As the U.S. targets extremists, more civilians are caught in the cross fire.

SAN'A, Yemen - The cleric preached in his tiny Yemeni village about the evils of al-Qaeda, warning residents to stay away from the group's fighters. The talk worried residents, who feared it would bring retaliation from the extremists, and even the cleric's father wanted him to stop.

In the end it wasn't al-Qaeda that killed Sheikh Salem Ahmed bin Ali Jaber - but a U.S. drone.

Yemeni security officials confirmed that three extremists - along with Salem and his cousin, who were going to meet them apparently to discuss his sermons - were killed in a drone strike in August.

In its covert fight against al-Qaeda in Yemen, the United States has dramatically stepped up its use of drone strikes the last year, scoring successes against one of the most active branches of the terror network. With more than 40 strikes reported in 2012 and nine so far this year, Yemen has become the second-biggest front in American drone warfare, after Pakistan.

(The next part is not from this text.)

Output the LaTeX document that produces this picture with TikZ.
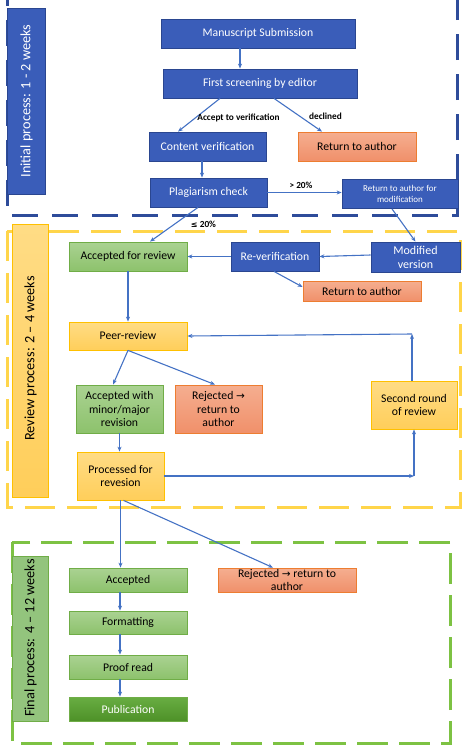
\documentclass[tikz,border=0pt]{standalone}
\usepackage{fontspec}
\setmainfont{Carlito}
\newfontfamily\symf{DejaVu Sans}
\usetikzlibrary{arrows.meta}
\definecolor{bfill}{HTML}{3A5DB9}
\definecolor{bdraw}{HTML}{2A4690}
\definecolor{otop}{HTML}{F5AE90}
\definecolor{obot}{HTML}{F0906A}
\definecolor{odraw}{HTML}{ED7D31}
\definecolor{gtop}{HTML}{AAD292}
\definecolor{gbot}{HTML}{8DC26C}
\definecolor{gdraw}{HTML}{70AD47}
\definecolor{ytop}{HTML}{FFDC85}
\definecolor{ybot}{HTML}{FFCE5A}
\definecolor{ydraw}{HTML}{FFC000}
\definecolor{pubtop}{HTML}{68AD42}
\definecolor{pubbot}{HTML}{4E9128}
\definecolor{arr}{HTML}{4472C4}
\definecolor{bdash}{HTML}{2E4C9A}
\definecolor{ydash}{HTML}{FFD54A}
\definecolor{gdash}{HTML}{7DC243}
\definecolor{glab}{HTML}{93C47D}
\tikzset{
  box/.style={draw, line width=0.8pt, inner sep=1pt, align=center, font=\fontsize{11.7}{13.4}\selectfont},
  sz/.style 2 args={minimum width=#1pt, minimum height=#2pt},
  bluebox/.style={box, fill=bfill, draw=bdraw, text=white},
  orangebox/.style={box, top color=otop, bottom color=obot, draw=odraw},
  greenbox/.style={box, top color=gtop, bottom color=gbot, draw=gdraw},
  yellowbox/.style={box, top color=ytop, bottom color=ybot, draw=ydraw},
  pubbox/.style={box, top color=pubtop, bottom color=pubbot, draw=gdraw, text=white},
  conn/.style={draw=arr, line width=1.1pt, -{Stealth[length=5pt,width=4pt]}},
  elabel/.style={font=\bfseries\fontsize{9.3}{11}\selectfont, inner sep=0pt},
  phase/.style={line width=3pt},
  phaselabel/.style={rotate=90, font=\fontsize{14.3}{16}\selectfont, inner sep=0pt}
}
\begin{document}
\begin{tikzpicture}[x=1pt,y=-1pt]
\useasboundingbox (0,0) rectangle (464,753);
% phase frames
\draw[phase, draw=bdash, dash pattern=on 26pt off 14pt] (7,-20) rectangle (457,215);
\draw[phase, draw=ydash, dash pattern=on 30pt off 12pt] (7,231) rectangle (460,507);
\draw[phase, draw=gdash, dash pattern=on 31pt off 11pt] (12,542) rectangle (450,743);
% phase labels
\filldraw[fill=bfill, draw=bdraw, line width=0.8pt] (7,8) rectangle (45,194);
\node[phaselabel, text=white] (l1) at (26.5,101) {Initial process: 1 - 2 weeks};
\filldraw[top color=ytop, bottom color=ybot, draw=ydraw, line width=0.8pt] (12,224) rectangle (48,497);
\node[phaselabel] (l2) at (30.5,358.5) {Review process: 2 – 4 weeks};
\filldraw[fill=glab, draw=gdraw, line width=0.8pt] (12,556) rectangle (48,721);
\node[phaselabel] (l3) at (30.5,638) {Final process: 4 – 12 weeks};
% nodes
\node[bluebox, sz={194}{29}] (ms) at (258,33.5) {Manuscript Submission};
\node[bluebox, sz={194}{29}] (fs) at (260,83.5) {First screening by editor};
\node[bluebox, sz={117}{29}] (cv) at (207.5,146.5) {Content verification};
\node[orangebox, sz={118}{29}] (ra1) at (357,146.5) {Return to author};
\node[bluebox, sz={117}{29}] (pc) at (208.5,192.5) {Plagiarism check};
\node[bluebox, sz={116}{29}, font=\fontsize{9}{10.3}\selectfont] (ram) at (400,194) {Return to author for\\modification};
\node[bluebox, sz={89}{30}, font=\fontsize{12}{14}\selectfont] (mv) at (415.5,257) {Modified\\version};
\node[greenbox, sz={118}{29}] (afr) at (128,256.5) {Accepted for review};
\node[bluebox, sz={88}{29}] (rv) at (275,256.5) {Re-verification};
\node[orangebox, sz={118}{20}] (ra2) at (362,291) {Return to author};
\node[yellowbox, sz={118}{28}] (pr) at (128,336) {Peer-review};
\node[greenbox, sz={87}{48}] (awm) at (119.5,409) {Accepted with\\minor/major\\revision};
\node[orangebox, sz={87}{48}] (rj1) at (218.5,409) {Rejected {\symf\fontsize{10.5}{10}\selectfont →}\\return to\\author};
\node[yellowbox, sz={86}{48}] (srr) at (414,405) {Second round\\of review};
\node[yellowbox, sz={87}{48}] (pfr) at (120.5,476) {Processed for\\revesion};
\node[greenbox, sz={118}{24}] (acc) at (128,580) {Accepted};
\node[greenbox, sz={118}{23}] (fmt) at (128,622.5) {Formatting};
\node[greenbox, sz={118}{24}] (prf) at (128,667) {Proof read};
\node[pubbox, sz={118}{24}] (pub) at (128,709) {Publication};
\node[orangebox, sz={138}{24}, font=\fontsize{11.7}{12.8}\selectfont] (rj2) at (287,580) {Rejected {\symf\fontsize{10.5}{10}\selectfont →} return to\\author};
\coordinate (c1) at (412,334);
\coordinate (c2) at (414,476);
% connectors
\draw[conn] ([xshift=-18pt]ms.south) -- ([xshift=-20pt]fs.north);
\draw[conn] ([xshift=-40pt]fs.south) -- ([xshift=-29.5pt]cv.north);
\draw[conn] ([xshift=14pt]fs.south) -- ([xshift=-35pt]ra1.north);
\node[elabel] (t1) at (238.5,117.5) {Accept to verification};
\node[elabel] (t2) at (325.5,116) {declined};
\draw[conn] ([xshift=-5.5pt]cv.south) -- ([xshift=-6.5pt]pc.north);
\draw[conn] (pc.east) -- (pc.east -| ram.west);
\node[elabel] (t3) at (301,185.5) {> 20\%};
\draw[conn] ([xshift=-8pt]ram.south) -- (mv.north);
\draw[conn] ([xshift=-10.5pt]pc.south) -- ([xshift=22pt]afr.north);
\node[elabel] (t4) at (203.5,224) {{\symf\fontsize{8}{9}\selectfont ≤} 20\%};
\draw[conn] ([yshift=2pt]mv.west) -- (rv.east);
\draw[conn] (rv.west) -- (afr.east);
\draw[conn] ([xshift=-1pt]rv.south) -- ([yshift=4pt]ra2.west);
\draw[conn] (afr.south) -- (pr.north);
\draw[conn] (pr.south) -- ([xshift=-6.5pt]awm.north);
\draw[conn] (pr.south) -- ([xshift=-3.5pt]rj1.north);
\draw[conn] (awm.south) -- (awm.south |- pfr.north);
\draw[conn] ([xshift=-2pt]srr.north) -- (c1);
\draw[conn] (c1) -- (pr.east);
\draw[conn] (pfr.east) -- (c2);
\draw[conn] (c2) -- (srr.south);
\draw[conn] (pfr.south) -- (pfr.south |- acc.north);
\draw[conn] ([xshift=3pt]pfr.south) -- ([xshift=-14pt]rj2.north);
\draw[conn] ([xshift=-8pt]acc.south) -- ([xshift=-8pt]fmt.north);
\draw[conn] ([xshift=-8pt]fmt.south) -- ([xshift=-8pt]prf.north);
\draw[conn] ([xshift=-8pt]prf.south) -- ([xshift=-8pt]pub.north);
\end{tikzpicture}
\end{document}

But the escalation has meant more civilians getting caught in the cross fire.

Civilian deaths are breeding resentments, sometimes undermining U.S. efforts to turn the public against extremists.

Several dozen activists protested Monday near the U.S. Embassy in San'a, denouncing the strikes.

At a Senate Judiciary Committee hearing in Washington last week on the drone program, Farea al-Muslimi, a Yemeni whose village had been struck only days earlier, told the senators that drones were "harming efforts to win hearts and minds," saying drones were now "the face of America" to many Yemenis.